One of these processes, which sees heat being stored in the ocean, can lead to a slowing and even temporary reversal of surface warming. Between 1997 and 2014, the earth did warm, but at a slower pace than it had before – in large part due to increased storage of heat in the ocean – the reasons for which we discuss in a recent Grantham briefing paper.

From studying this period of slower warming we have learnt a great deal about the climate system, including that the winds along the equator that expose deep cold water to the surface are more variable from decade to decade in the real climate than in the computer models that have so far been used to predict future temperatures.

Cycles in the oceans’ circulation are now giving back some of this heat, and aided by a record El Niño, 2015 is most likely to be earth’s warmest year on record. Continuing the trend from 2014, the current title-holder according to the World Meteorological Organisation. The prediction, made by scientists in the 1970s and 80s, and heard by the public at large in the 1990s, is emerging once again.

What’s the forecast?

Ocean circulation may still cause the decade following this one to be cooler than the present. It could also be far, far warmer, we don’t yet know. The same goes for the plethora of processes, which affect the surface temperature and climate at large scales. The list of largely unpredictable phenomena includes the physics of clouds, the effect of erupting volcanoes, variability in radiation from the sun and the cooling effects of atmospheric pollutants.

To help understand and predict these effects better we need the support of public and private donors and we need great minds to take to climate science in 2015, like Tycho Brahe took to astronomy in the 1560.

Regardless of whether the COP21 meeting in Paris yields significant pledges to cut greenhouse gas emissions, understanding of climate science will become more and more important.

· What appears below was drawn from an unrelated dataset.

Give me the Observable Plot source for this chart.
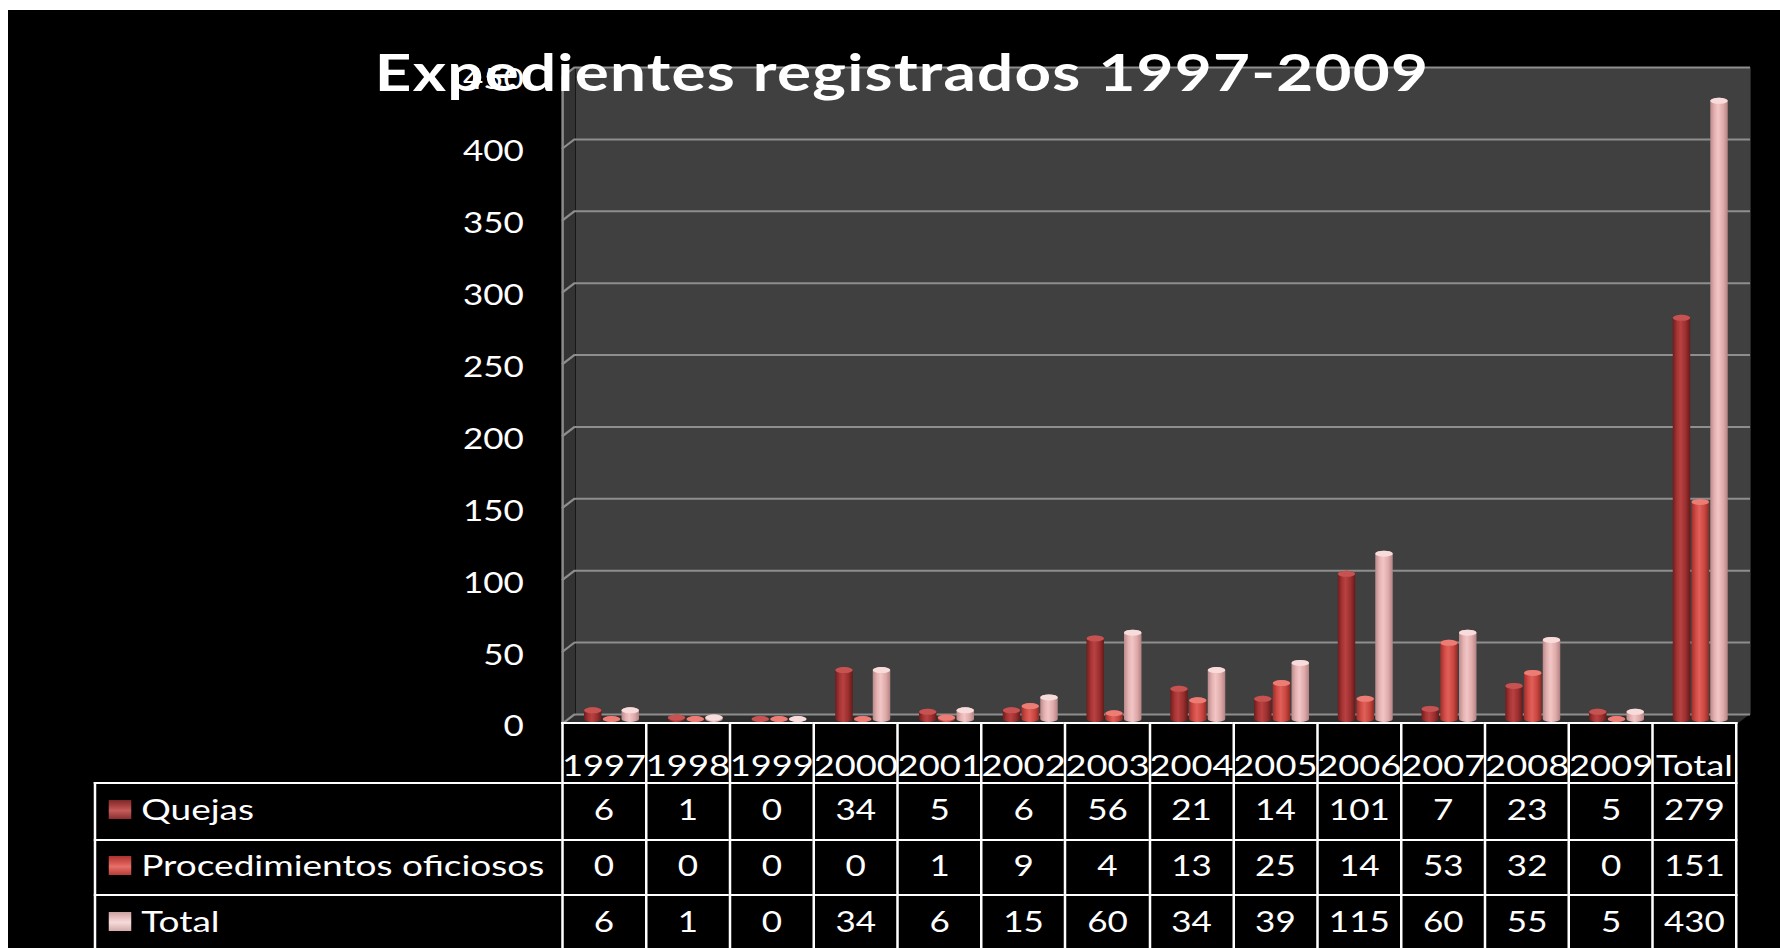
<!DOCTYPE html>
<html>
<head>
<meta charset="utf-8">
<script src="https://cdn.jsdelivr.net/npm/d3@7"></script>
<script src="https://cdn.jsdelivr.net/npm/@observablehq/plot@0.6"></script>
<style>
html, body { margin: 0; padding: 0; background: #fff; width: 1780px; height: 948px; overflow: hidden; }
#bg { position: absolute; left: 8px; top: 10px; right: 0; bottom: 0; background: #000; }
#stage { position: absolute; left: 0; top: 0; width: 1424px; height: 948px; transform: scaleX(1.25); transform-origin: 0 0; font-family: Lato, sans-serif; color: #fff; }
#stage svg { position: absolute; left: 0; top: 0; }
#title { position: absolute; left: 221.6px; width: 1000px; top: 46px; line-height: 51px; font-size: 51px; letter-spacing: 1px; font-weight: 700; text-align: center; white-space: nowrap; color: #fff; }
.cell { position: absolute; box-sizing: border-box; border-left: 2px solid #fff; border-top: 2px solid #fff; display: flex; justify-content: center; align-items: center; font-size: 28px; line-height: 28px; color: #fff; padding-bottom: 5px; white-space: nowrap; overflow: visible; }
.cell.last { border-right: 2px solid #fff; }
.cell.hdr { align-items: flex-end; padding-bottom: 3px; font-size: 29px; }
.cell.lbl { justify-content: flex-start; padding-left: 9.6px; font-size: 29.6px; }
.sw { width: 18.4px; height: 19px; margin-right: 8px; flex: none; }
.sw-q { background: linear-gradient(180deg, #7e2727 0%, #b54a4a 40%, #c45c5c 55%, #8c2e2e 100%); }
.sw-p { background: linear-gradient(180deg, #a8332f 0%, #dc5a55 40%, #e8706a 55%, #b53c37 100%); }
.sw-t { background: linear-gradient(180deg, #c9a0a0 0%, #f0cccc 40%, #f6dada 55%, #d4aaaa 100%); }
</style>
</head>
<body>
<div id="bg"></div>
<svg width="0" height="0" style="position:absolute;left:0;top:0">
  <defs>
    <linearGradient id="gQ" x1="0" x2="1" y1="0" y2="0">
      <stop offset="0" stop-color="#6e1d1d"/>
      <stop offset="0.25" stop-color="#a83434"/>
      <stop offset="0.45" stop-color="#b94141"/>
      <stop offset="0.75" stop-color="#9a2e2e"/>
      <stop offset="1" stop-color="#651a1a"/>
    </linearGradient>
    <linearGradient id="gP" x1="0" x2="1" y1="0" y2="0">
      <stop offset="0" stop-color="#9e2f2b"/>
      <stop offset="0.25" stop-color="#d24b46"/>
      <stop offset="0.45" stop-color="#e0605a"/>
      <stop offset="0.75" stop-color="#c9463f"/>
      <stop offset="1" stop-color="#8f2a26"/>
    </linearGradient>
    <linearGradient id="gT" x1="0" x2="1" y1="0" y2="0">
      <stop offset="0" stop-color="#b98a8a"/>
      <stop offset="0.25" stop-color="#e6b2b2"/>
      <stop offset="0.45" stop-color="#f2c6c6"/>
      <stop offset="0.75" stop-color="#dea9a9"/>
      <stop offset="1" stop-color="#b28383"/>
    </linearGradient>
  </defs>
</svg>
<div id="stage"></div>
<script>
// ---- data ----
const years = ["1997","1998","1999","2000","2001","2002","2003","2004","2005","2006","2007","2008","2009","Total"];
const quejas = [6, 1, 0, 34, 5, 6, 56, 21, 14, 101, 7, 23, 5, 279];
const oficiosos = [0, 0, 0, 0, 1, 9, 4, 13, 25, 14, 53, 32, 0, 151];
const totales = [6, 1, 0, 34, 6, 15, 60, 34, 39, 115, 60, 55, 5, 430];
const seriesNames = ["Quejas", "Procedimientos oficiosos", "Total"];
const capColors = ["#c65252", "#ec7d75", "#f8dcdc"];
const yTicks = [0, 50, 100, 150, 200, 250, 300, 350, 400, 450];
const titleText = "Expedientes registrados 1997-2009";

// ---- layout (unstretched coordinates, stage is scaled 1.25 horizontally) ----
const S = 1.25, W = 1780 / S, H = 948;
const ML = 562 / S, MR = W - 1737 / S, MT = 72, MB = H - 719;
const BDX = 13 / S, BDY = -5, FDY = 5, BARDX = 6 / S;

const stage = document.getElementById("stage");

// background plot: walls, gridlines, y tick labels
const bg = Plot.plot({
  width: W, height: H,
  marginLeft: ML, marginRight: MR, marginTop: MT, marginBottom: MB,
  style: {background: "transparent", color: "#fff", fontFamily: "Lato, sans-serif", overflow: "visible"},
  x: {domain: [0, years.length], axis: null},
  y: {domain: [0, 450], axis: null},
  marks: [
    Plot.frame({fill: "#404040", stroke: "none", dx: BDX, dy: BDY}),
    Plot.ruleY(yTicks, {stroke: "#8e8e8e", strokeWidth: 2, dx: BDX, dy: BDY}),
    Plot.ruleX([0], {y1: 0, y2: 450, stroke: "#8a8a8a", strokeWidth: 2, dy: FDY}),
    Plot.text(yTicks, {y: d => d, text: d => String(d), frameAnchor: "left", textAnchor: "end", dx: -31, dy: 8, fill: "#fff", fontSize: 28})
  ]
});
stage.appendChild(bg);

const ysc = bg.scale("y"), xsc = bg.scale("x");
const Y = v => ysc.apply(v), X = v => xsc.apply(v);
{
  const x0 = X(0), x1 = X(years.length), yTop = Y(450), y0 = Y(0);
  const g = d3.create("svg:g");
  g.append("polygon")
    .attr("points", [[x0, yTop + FDY], [x0 + BDX, yTop + BDY], [x0 + BDX, y0 + BDY], [x0, y0 + FDY]].join(" "))
    .attr("fill", "#333");
  g.append("polygon")
    .attr("points", [[x0, y0 + FDY], [x0 + BDX, y0 + BDY], [x1 + BDX, y0 + BDY], [x1, y0 + FDY]].join(" "))
    .attr("fill", "#2e2e2e");
  g.selectAll("line").data(yTicks).join("line")
    .attr("x1", x0 + BDX).attr("x2", x0)
    .attr("y1", d => Y(d) + BDY).attr("y2", d => Y(d) + FDY)
    .attr("stroke", "#8e8e8e").attr("stroke-width", 2);
  bg.insertBefore(g.node(), bg.children[1] || null);
}

// bars plot (grouped via facets)
const data = years.flatMap((yr, i) => [
  {year: yr, series: seriesNames[0], value: quejas[i]},
  {year: yr, series: seriesNames[1], value: oficiosos[i]},
  {year: yr, series: seriesNames[2], value: totales[i]}
]);
const bars = Plot.plot({
  width: W, height: H,
  marginLeft: ML, marginRight: MR, marginTop: MT, marginBottom: MB,
  style: {background: "transparent", overflow: "visible"},
  facet: {data, x: "year"},
  fx: {domain: years, padding: 0, axis: null},
  x: {domain: seriesNames, paddingInner: 0.04, paddingOuter: 0.7, axis: null},
  y: {domain: [0, 450], axis: null},
  color: {domain: seriesNames, range: ["url(#gQ)", "url(#gP)", "url(#gT)"]},
  marks: [
    Plot.barY(data, {x: "series", y: "value", fill: "series", rx: 7, ry: 3, insetTop: -3, insetBottom: -3, dx: BARDX}),
    ...seriesNames.map((name, k) =>
      Plot.barY(data, {filter: d => d.series === name, x: "series", y1: "value", y2: "value", fill: capColors[k], rx: 7, ry: 3, insetTop: -3, insetBottom: -3, dx: BARDX})
    )
  ]
});
stage.appendChild(bars);

// title
const title = document.createElement("div");
title.id = "title";
title.textContent = titleText;
stage.appendChild(title);

// data table
const LBL = 95 / S;
const rowTops = [723, 783, 840, 895], rowBottoms = [783, 840, 895, 952];
function addCell(left, top, w, h, cls, content) {
  const d = document.createElement("div");
  d.className = "cell " + cls;
  d.style.left = (left - 1) + "px";
  d.style.top = (top - 1) + "px";
  d.style.width = (w + (cls.includes("last") ? 1 : 0)) + "px";
  d.style.height = h + "px";
  if (typeof content === "string") d.textContent = content; else d.appendChild(content);
  stage.appendChild(d);
}
years.forEach((yr, i) => {
  addCell(X(i), rowTops[0], X(i + 1) - X(i), rowBottoms[0] - rowTops[0], "hdr" + (i === years.length - 1 ? " last" : ""), yr);
});
const rows = [[seriesNames[0], quejas, "sw-q"], [seriesNames[1], oficiosos, "sw-p"], [seriesNames[2], totales, "sw-t"]];
rows.forEach(([name, vals, sw], r) => {
  const top = rowTops[r + 1], h = rowBottoms[r + 1] - rowTops[r + 1];
  const frag = document.createDocumentFragment();
  const s = document.createElement("span"); s.className = "sw " + sw; frag.appendChild(s);
  const t = document.createElement("span"); t.textContent = name; frag.appendChild(t);
  addCell(LBL, top, X(0) - LBL, h, "lbl", frag);
  vals.forEach((v, i) => {
    addCell(X(i), top, X(i + 1) - X(i), h, i === vals.length - 1 ? "last" : "", String(v));
  });
});
</script>
</body>
</html>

As the Grantham Institute’s climate prediction tool shows, pledges from governments, put the world on course for well over 2oC of global warming.

Brahe may have become an astronomer on the basis of a visible yet benign prediction. The predictions made about the effects of the changing climate have been less visible but are becoming less and less benign. Let us hope the Tycho Brahes of today have been taking note.